Beim Zwetschgenmarkt in Neidlingen finden die blauen Früchtchen reißenden Absatz – und das, trotz saftigen Preisen.

Neidlingen - Geht es in diesen Tagen gesprächsweise um die Ernte und die Ernteaussichten im Freiland-Obstbau, dann stimmen die Erzeuger ein garstiges Lied mit drei Strophen an: schlecht, mies, saumies! Das ist in Neidlingen (Kreis Esslingen) und im Oberen Lindachtal nicht anders, im speziellen Fall kommt freilich noch hinzu, dass die Gemeinde den Namen ihres Nationalfeiertags an ein blaues Früchtchen gekoppelt hat, dessen frühe Sorten der Spätfrost im April besonders gebeutelt hat. Und hätten da nicht die Spätblüher wie die Hauszwetschge, Presenta oder Elena die Scharte wenigstens ein bisschen ausgewetzt, der gestrige Zwetschgenmarkt hätte doch glatt bei tollem Wetter, aber ohne seine Namensgeber über die rappelvolle Kirchstraßen-Bühne gehen müssen.

 

Zwetschgen fanden reißenden Absatz

Die Folge war, dass auf die blauen Früchtchen ein regelrechter Run einsetzte. Der Obstbauer und Brenner Ernst Hitzer saß schon nach anderthalb Stunden vor leeren Kisten, die 120 Kilo, die etwa einem Viertel der üblichen Ausbeute entsprachen, waren ratzeputz weg. Und auch beim Stand von Obsthändler Armin Hägele fanden die Zwetschgen trotz merklich angezogener Preise reißenden Absatz. „Ganz schlecht“, so Ernst Hitzer, sieht es auch bei den Äpfeln und Birnen aus: „Das reicht nicht mal für den Most!“ Und das ist für einen eingefleischten Schwaben fürwahr ein herbes Los.

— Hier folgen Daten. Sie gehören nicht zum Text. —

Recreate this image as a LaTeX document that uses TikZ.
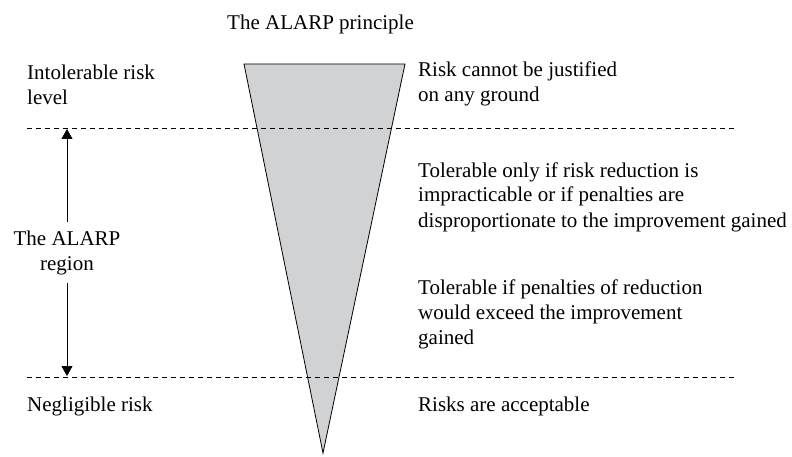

Schon bei den Kirschen, die nach Anzahl der Bäume und Vielfalt der Sorten im Bewusstsein der Neidlinger stark verwurzelt sind, häuften sich in diesem Jahr die Hiobsbotschaften zur Blütezeit. 80 Prozent seien erfroren, sagt Neidlingens Schultes Klaus Däschler, „eine Katastrophe“, die in früheren Zeiten für viele Erzeuger zweifellos existenzvernichtend gewesen wäre. Ins leere Schnapsglas müssen die vielen Freunde eines Kirschwässerles vom Albtrauf dennoch nicht stieren, wie versichert wird. „Beim Kirschwasser haben wir Reserven“, sagt Brenner Hitzer, „doch bei den Zwetschgen könnte es knapp werden, wenn noch so ein schlechtes Jahr folgt.“

Die Besucher kamen von nah und fern

Bei den zahlreichen Besuchern der Marktfreuden unterm Reußenstein dürften solche Sorgen freilich zweitrangig gewesen sein. Sie paradierten durchs Spalier der Buden und Ständle, genossen Süßes und Habhafteres – und wer wollte, konnte sich bei den Landfrauen in der Alten Feuerwehrhalle mit Wurstknöpfle und Mambele-Gebäck, Kaffee und großer Kuchenauswahl stärken. Auch das Kunsthandwerk war dort traditionell wieder gut vertreten: Elfriede Reckziegel mit Keramik- und Stoffarbeiten, Tina Bosler mit Filzkreationen, Roselinde Mast mit Töpferwaren und schließlich das Sortiment von Axel und Beate Grüning, arrangiert mit Treibholzfunden aus Flüssen und Seen.

Der Neidlinger Zwetschgenmarkt ist ein von den örtlichen Landfrauen in den 70er-Jahren reaktivierter jahrhundertealter Markt sowie ein Treff auch für das Umland. Von der ursprünglichen Demonstration alter Handwerkskünste beim wiederbelebten Markttreiben ist gerade mal der 78-jährige Hermann Hepperle übrig geblieben. Er setzt auf Wunsch eine nur wenige Jahre jüngere Dengelkonstruktion für Sensen in Betrieb, die einst sein Vater entworfen hatte. Zu Hepperles Stammkunden zählt auch der Jesinger Gotthilf Stolz, der alljährlich zwei Sensen für den Service schultert. Und am Sonntag, dem 24. September, geht es weiter mit dem Zwetschgenmarktfest, der Beginn ist um 10 Uhr.